Interestingly, last week I had a conversation with a woman who dropped the pretence and asked me some of those questions.  It caught me off guard, but nevertheless, I answered her as best I could.  By way of background, she is married, does have children, and whether her marriage is ideal or not, I don’t know – I don’t  know her well enough.  Maybe that’s why she could ask me those questions.

She asked, “What do you miss the most?”  I answered, “A number of things, intimacy will always be high on the list, but there are so many other things.  Having a warm body to snuggle into when I am cold, exchanging a knowing glance about someone or something absurd, the warmth and banter of debate and discussion, silent companionship, having a reason to rush home … so many things.”

She asked, “What do you find the hardest.”  I answered, “Simply adjusting.  Sounds like a cop out but it’s not.  The adjusting never seems to stop.  I had to adjust to living alone, to living on less, to looking after everything – and I still am.  It all takes effort, and it gets tiring having to work at things especially when you don’t have the energy or inclination to do it.  The hardest thing for me has been adjusting: physically, mentally, emotionally.”

She asked, “Don’t you find it less stressful only having to worry about yourself?”  I answered, “It’s not that simple. I still worry about my family and friends.  I especially worry about my family; because I have had such an intense loss, it feels like at any time someone else could be wrenched from my life.  That sense of grief is indescribable, and as close to unbearable as anything I’ve ever faced.  So I do still worry.  Is it less stressful being on my own?  Sure, in some ways.  I don’t have to factor in another person’s views, needs, feelings, calendar.  It’s just about me, so that’s easier for sure, but I don’t consider this a glamorous or desirable state, because I didn’t ever want to be here.”

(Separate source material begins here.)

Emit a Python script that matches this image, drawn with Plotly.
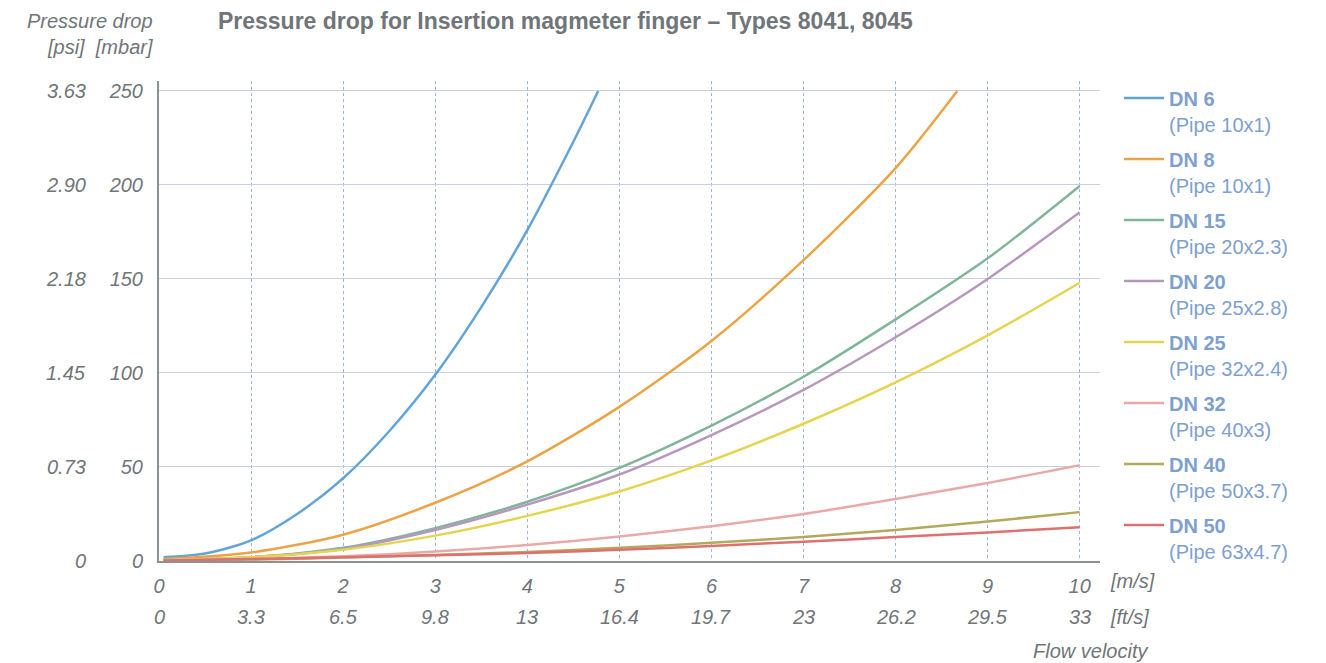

She asked, “Would you ever join a dating site?”  I answered, “If you are asking –  have I joined one, then the answer is no.  And, for the future, I can’t see me joining one.  Right now I’m not looking for a relationship, and I have plenty to keep me busy.  I’ve heard so many stories, and from people I know, about the predators on those sites, chatting you up and then asking for cash.  It just isn’t worth it for me.  I know that there are some good, strong relationships that can come out of them and so they serve a purpose for some, but just not for me.”

She asked a few more questions but the conversation ended pretty soon after with me gently admonishing her.  “The grass isn’t always greener – just like the saying goes.  I bet your life is a little chaotic right now and by comparison mine looks pretty good.  But trust me, I’d give so very, very much to have that chaos back.  Don’t wish your time and love away.”

And I didn’t cry once through the whole conversation.